What you have to do |
Pictures should be excluded; otherwise, copy every entry exactly.

————————

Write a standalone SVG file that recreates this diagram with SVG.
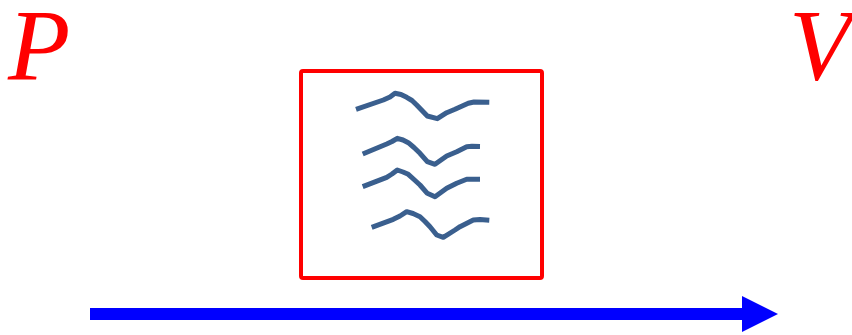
<svg xmlns="http://www.w3.org/2000/svg" width="852" height="335" viewBox="0 0 852 335">
<style>
.lbl{font-family:"Liberation Serif","DejaVu Serif",serif;font-style:italic;font-size:102px;fill:#FF0000}
.wave{fill:none;stroke:#3A5F8E;stroke-width:5;stroke-linejoin:round;stroke-linecap:butt}
</style>
<defs>
<marker id="ah" markerWidth="3" markerHeight="3" refX="0" refY="1.5" orient="auto" markerUnits="strokeWidth">
<path d="M0,0 L3,1.5 L0,3 Z" fill="#0000FF"/>
</marker>
</defs>
<g id="label-P"><text class="lbl" x="8" y="80">P</text></g>
<g id="label-V"><text class="lbl" x="789" y="80">V</text></g>
<g id="box">
<rect x="301" y="71" width="241" height="207" rx="2" fill="none" stroke="#FF0000" stroke-width="4"/>
<polyline class="wave" points="356,109.3 383.3,100 390,97 395,93.3 401,94.5 406.7,97.3 412,100.5 416.7,105 427.3,116 437.3,118.7 446.7,112.7 455,109.3 468.3,103.3 474,102 489.3,102.3"/>
<polyline class="wave" points="362.7,154 386.7,144 392,141.5 397.3,138.3 403,140 408.3,142.7 414,147.5 420,153.3 427.3,161.7 435,164.3 446.7,156 456.7,151.7 466.7,146.7 472,146.3 480,146.5"/>
<polyline class="wave" points="362.7,186.7 386.7,177.3 392,174 397.3,170 403,172 408.3,174.3 414,179.5 420,185 427.3,193.3 435,196.7 446.7,188.3 456.7,183.3 466.7,179.3 480,179.3"/>
<polyline class="wave" points="371.7,227.3 393.3,219.3 400,216 406.7,211.7 413,213.5 420,216.7 425,221.5 430,226.7 436.7,235 443.3,237.3 455,230 460,226.7 473.3,220 480,219.5 489.3,220.2"/>
</g>
<g id="connectors">
<line x1="90" y1="314" x2="742" y2="314" stroke="#0000FF" stroke-width="12" marker-end="url(#ah)"/>
</g>
</svg>
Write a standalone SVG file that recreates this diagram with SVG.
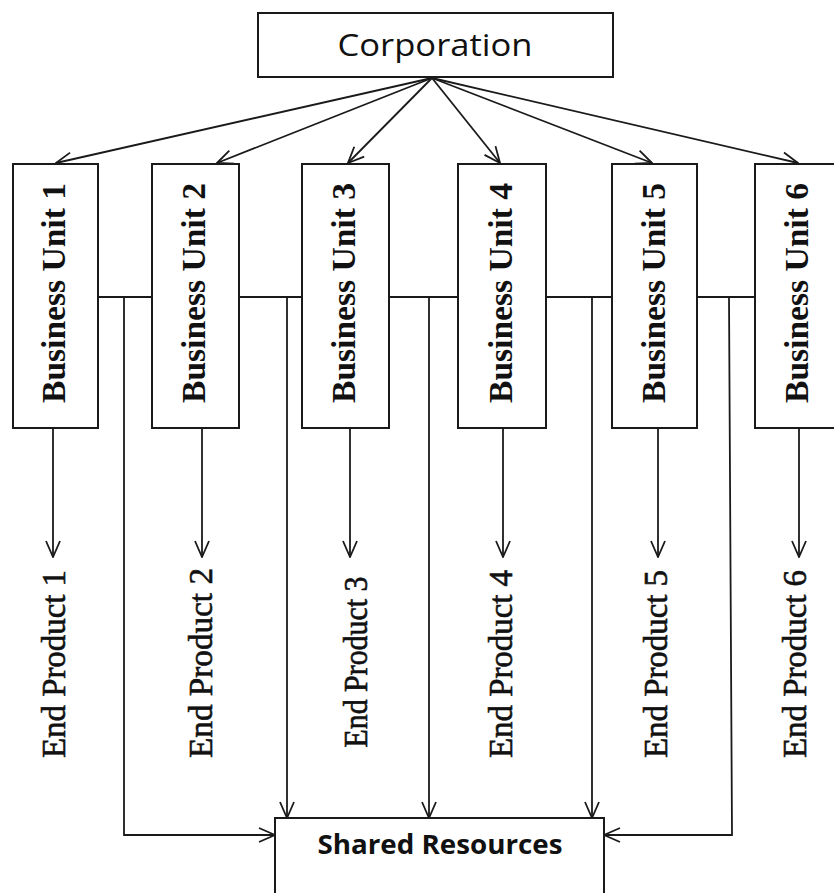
<svg xmlns="http://www.w3.org/2000/svg" width="834" height="893" viewBox="0 0 834 893">
<style>
.box{fill:#fff;stroke:#1a1a1a;stroke-width:2}
.ln{fill:none;stroke:#1a1a1a;stroke-width:1.8}
.arr{fill:none;stroke:#1a1a1a;stroke-width:1.8;marker-end:url(#ah)}
.bu{font-family:"Liberation Serif","Times New Roman",serif;font-weight:bold;font-size:33px;fill:#111;text-anchor:middle}
.ep{font-family:"Liberation Serif","Times New Roman",serif;font-size:33px;fill:#111;stroke:#111;stroke-width:0.6;text-anchor:middle}
.sans{font-family:"Open Sans","Noto Sans",sans-serif;fill:#111;text-anchor:middle}
</style>
<defs>
<marker id="ah" viewBox="0 0 18 18" refX="17" refY="9" markerWidth="18" markerHeight="18" markerUnits="userSpaceOnUse" orient="auto">
<path d="M1,2 L17,9 L1,16" fill="none" stroke="#1a1a1a" stroke-width="1.8"/>
</marker>
</defs>
<rect width="834" height="893" fill="#fff"/>
<g id="connectors">
<line class="arr" x1="432" y1="78" x2="56" y2="163"/>
<line class="arr" x1="432" y1="78" x2="217" y2="163"/>
<line class="arr" x1="432" y1="78" x2="348" y2="163"/>
<line class="arr" x1="432" y1="78" x2="500" y2="163"/>
<line class="arr" x1="432" y1="78" x2="652" y2="163"/>
<line class="arr" x1="432" y1="78" x2="798" y2="163"/>
<line class="ln" x1="98" y1="297" x2="152" y2="297"/>
<line class="ln" x1="239" y1="297" x2="302" y2="297"/>
<line class="ln" x1="389" y1="297" x2="458" y2="297"/>
<line class="ln" x1="546" y1="297" x2="612" y2="297"/>
<line class="ln" x1="697" y1="297" x2="755" y2="297"/>
<line class="arr" x1="53" y1="428" x2="53" y2="557"/>
<line class="arr" x1="202" y1="428" x2="202" y2="557"/>
<line class="arr" x1="350" y1="428" x2="350" y2="557"/>
<line class="arr" x1="503" y1="428" x2="503" y2="557"/>
<line class="arr" x1="658" y1="428" x2="658" y2="557"/>
<line class="arr" x1="799" y1="428" x2="799" y2="557"/>
<polyline class="arr" points="124,297 124,835 275,835"/>
<line class="arr" x1="287" y1="297" x2="287" y2="818"/>
<line class="arr" x1="429" y1="297" x2="429" y2="818"/>
<line class="arr" x1="592" y1="297" x2="592" y2="818"/>
<polyline class="arr" points="729,297 732,835 604,835"/>
</g>
<g id="corporation">
<rect class="box" x="258" y="13" width="355" height="64"/>
<text class="sans" x="435" y="56" font-size="31" textLength="195" lengthAdjust="spacingAndGlyphs">Corporation</text>
</g>
<g id="bu1"><rect class="box" x="13" y="164" width="85" height="264"/><text class="bu" transform="translate(65,293) rotate(-90)" textLength="220" lengthAdjust="spacingAndGlyphs">Business Unit 1</text></g>
<g id="bu2"><rect class="box" x="152" y="164" width="87" height="264"/><text class="bu" transform="translate(205,293) rotate(-90)" textLength="220" lengthAdjust="spacingAndGlyphs">Business Unit 2</text></g>
<g id="bu3"><rect class="box" x="302" y="164" width="87" height="264"/><text class="bu" transform="translate(355,293) rotate(-90)" textLength="220" lengthAdjust="spacingAndGlyphs">Business Unit 3</text></g>
<g id="bu4"><rect class="box" x="458" y="164" width="88" height="264"/><text class="bu" transform="translate(512,293) rotate(-90)" textLength="220" lengthAdjust="spacingAndGlyphs">Business Unit 4</text></g>
<g id="bu5"><rect class="box" x="612" y="164" width="85" height="264"/><text class="bu" transform="translate(665,293) rotate(-90)" textLength="220" lengthAdjust="spacingAndGlyphs">Business Unit 5</text></g>
<g id="bu6"><rect class="box" x="755" y="164" width="100" height="264"/><text class="bu" transform="translate(808,293) rotate(-90)" textLength="220" lengthAdjust="spacingAndGlyphs">Business Unit 6</text></g>
<g id="ep1"><text class="ep" transform="translate(65,664) rotate(-90)" textLength="188" lengthAdjust="spacingAndGlyphs">End Product 1</text></g>
<g id="ep2"><text class="ep" transform="translate(212,663) rotate(-90)" textLength="190" lengthAdjust="spacingAndGlyphs">End Product 2</text></g>
<g id="ep3"><text class="ep" transform="translate(367,662) rotate(-90)" textLength="171" lengthAdjust="spacingAndGlyphs">End Product 3</text></g>
<g id="ep4"><text class="ep" transform="translate(512,664) rotate(-90)" textLength="188" lengthAdjust="spacingAndGlyphs">End Product 4</text></g>
<g id="ep5"><text class="ep" transform="translate(667,664) rotate(-90)" textLength="188" lengthAdjust="spacingAndGlyphs">End Product 5</text></g>
<g id="ep6"><text class="ep" transform="translate(806,664) rotate(-90)" textLength="188" lengthAdjust="spacingAndGlyphs">End Product 6</text></g>
<g id="shared">
<rect class="box" x="275" y="818" width="329" height="90"/>
<text class="sans" x="440" y="854" font-size="26" font-weight="bold" textLength="245" lengthAdjust="spacingAndGlyphs">Shared Resources</text>
</g>
</svg>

————————

Worked solution |
Write a standalone SVG file that recreates this diagram with SVG.
<svg xmlns="http://www.w3.org/2000/svg" width="852" height="335" viewBox="0 0 852 335">
<style>
.lbl{font-family:"Liberation Serif","DejaVu Serif",serif;font-style:italic;font-size:102px;fill:#FF0000}
.wave{fill:none;stroke:#3A5F8E;stroke-width:5;stroke-linejoin:round;stroke-linecap:butt}
</style>
<defs>
<marker id="ah" markerWidth="3" markerHeight="3" refX="0" refY="1.5" orient="auto" markerUnits="strokeWidth">
<path d="M0,0 L3,1.5 L0,3 Z" fill="#0000FF"/>
</marker>
</defs>
<g id="label-P"><text class="lbl" x="8" y="80">P</text></g>
<g id="label-V"><text class="lbl" x="789" y="80">V</text></g>
<g id="box">
<rect x="301" y="71" width="241" height="207" rx="2" fill="none" stroke="#FF0000" stroke-width="4"/>
<polyline class="wave" points="356,109.3 383.3,100 390,97 395,93.3 401,94.5 406.7,97.3 412,100.5 416.7,105 427.3,116 437.3,118.7 446.7,112.7 455,109.3 468.3,103.3 474,102 489.3,102.3"/>
<polyline class="wave" points="362.7,154 386.7,144 392,141.5 397.3,138.3 403,140 408.3,142.7 414,147.5 420,153.3 427.3,161.7 435,164.3 446.7,156 456.7,151.7 466.7,146.7 472,146.3 480,146.5"/>
<polyline class="wave" points="362.7,186.7 386.7,177.3 392,174 397.3,170 403,172 408.3,174.3 414,179.5 420,185 427.3,193.3 435,196.7 446.7,188.3 456.7,183.3 466.7,179.3 480,179.3"/>
<polyline class="wave" points="371.7,227.3 393.3,219.3 400,216 406.7,211.7 413,213.5 420,216.7 425,221.5 430,226.7 436.7,235 443.3,237.3 455,230 460,226.7 473.3,220 480,219.5 489.3,220.2"/>
</g>
<g id="connectors">
<line x1="90" y1="314" x2="742" y2="314" stroke="#0000FF" stroke-width="12" marker-end="url(#ah)"/>
</g>
</svg>
Write a standalone SVG file that recreates this diagram with SVG.
<svg xmlns="http://www.w3.org/2000/svg" width="834" height="893" viewBox="0 0 834 893">
<style>
.box{fill:#fff;stroke:#1a1a1a;stroke-width:2}
.ln{fill:none;stroke:#1a1a1a;stroke-width:1.8}
.arr{fill:none;stroke:#1a1a1a;stroke-width:1.8;marker-end:url(#ah)}
.bu{font-family:"Liberation Serif","Times New Roman",serif;font-weight:bold;font-size:33px;fill:#111;text-anchor:middle}
.ep{font-family:"Liberation Serif","Times New Roman",serif;font-size:33px;fill:#111;stroke:#111;stroke-width:0.6;text-anchor:middle}
.sans{font-family:"Open Sans","Noto Sans",sans-serif;fill:#111;text-anchor:middle}
</style>
<defs>
<marker id="ah" viewBox="0 0 18 18" refX="17" refY="9" markerWidth="18" markerHeight="18" markerUnits="userSpaceOnUse" orient="auto">
<path d="M1,2 L17,9 L1,16" fill="none" stroke="#1a1a1a" stroke-width="1.8"/>
</marker>
</defs>
<rect width="834" height="893" fill="#fff"/>
<g id="connectors">
<line class="arr" x1="432" y1="78" x2="56" y2="163"/>
<line class="arr" x1="432" y1="78" x2="217" y2="163"/>
<line class="arr" x1="432" y1="78" x2="348" y2="163"/>
<line class="arr" x1="432" y1="78" x2="500" y2="163"/>
<line class="arr" x1="432" y1="78" x2="652" y2="163"/>
<line class="arr" x1="432" y1="78" x2="798" y2="163"/>
<line class="ln" x1="98" y1="297" x2="152" y2="297"/>
<line class="ln" x1="239" y1="297" x2="302" y2="297"/>
<line class="ln" x1="389" y1="297" x2="458" y2="297"/>
<line class="ln" x1="546" y1="297" x2="612" y2="297"/>
<line class="ln" x1="697" y1="297" x2="755" y2="297"/>
<line class="arr" x1="53" y1="428" x2="53" y2="557"/>
<line class="arr" x1="202" y1="428" x2="202" y2="557"/>
<line class="arr" x1="350" y1="428" x2="350" y2="557"/>
<line class="arr" x1="503" y1="428" x2="503" y2="557"/>
<line class="arr" x1="658" y1="428" x2="658" y2="557"/>
<line class="arr" x1="799" y1="428" x2="799" y2="557"/>
<polyline class="arr" points="124,297 124,835 275,835"/>
<line class="arr" x1="287" y1="297" x2="287" y2="818"/>
<line class="arr" x1="429" y1="297" x2="429" y2="818"/>
<line class="arr" x1="592" y1="297" x2="592" y2="818"/>
<polyline class="arr" points="729,297 732,835 604,835"/>
</g>
<g id="corporation">
<rect class="box" x="258" y="13" width="355" height="64"/>
<text class="sans" x="435" y="56" font-size="31" textLength="195" lengthAdjust="spacingAndGlyphs">Corporation</text>
</g>
<g id="bu1"><rect class="box" x="13" y="164" width="85" height="264"/><text class="bu" transform="translate(65,293) rotate(-90)" textLength="220" lengthAdjust="spacingAndGlyphs">Business Unit 1</text></g>
<g id="bu2"><rect class="box" x="152" y="164" width="87" height="264"/><text class="bu" transform="translate(205,293) rotate(-90)" textLength="220" lengthAdjust="spacingAndGlyphs">Business Unit 2</text></g>
<g id="bu3"><rect class="box" x="302" y="164" width="87" height="264"/><text class="bu" transform="translate(355,293) rotate(-90)" textLength="220" lengthAdjust="spacingAndGlyphs">Business Unit 3</text></g>
<g id="bu4"><rect class="box" x="458" y="164" width="88" height="264"/><text class="bu" transform="translate(512,293) rotate(-90)" textLength="220" lengthAdjust="spacingAndGlyphs">Business Unit 4</text></g>
<g id="bu5"><rect class="box" x="612" y="164" width="85" height="264"/><text class="bu" transform="translate(665,293) rotate(-90)" textLength="220" lengthAdjust="spacingAndGlyphs">Business Unit 5</text></g>
<g id="bu6"><rect class="box" x="755" y="164" width="100" height="264"/><text class="bu" transform="translate(808,293) rotate(-90)" textLength="220" lengthAdjust="spacingAndGlyphs">Business Unit 6</text></g>
<g id="ep1"><text class="ep" transform="translate(65,664) rotate(-90)" textLength="188" lengthAdjust="spacingAndGlyphs">End Product 1</text></g>
<g id="ep2"><text class="ep" transform="translate(212,663) rotate(-90)" textLength="190" lengthAdjust="spacingAndGlyphs">End Product 2</text></g>
<g id="ep3"><text class="ep" transform="translate(367,662) rotate(-90)" textLength="171" lengthAdjust="spacingAndGlyphs">End Product 3</text></g>
<g id="ep4"><text class="ep" transform="translate(512,664) rotate(-90)" textLength="188" lengthAdjust="spacingAndGlyphs">End Product 4</text></g>
<g id="ep5"><text class="ep" transform="translate(667,664) rotate(-90)" textLength="188" lengthAdjust="spacingAndGlyphs">End Product 5</text></g>
<g id="ep6"><text class="ep" transform="translate(806,664) rotate(-90)" textLength="188" lengthAdjust="spacingAndGlyphs">End Product 6</text></g>
<g id="shared">
<rect class="box" x="275" y="818" width="329" height="90"/>
<text class="sans" x="440" y="854" font-size="26" font-weight="bold" textLength="245" lengthAdjust="spacingAndGlyphs">Shared Resources</text>
</g>
</svg>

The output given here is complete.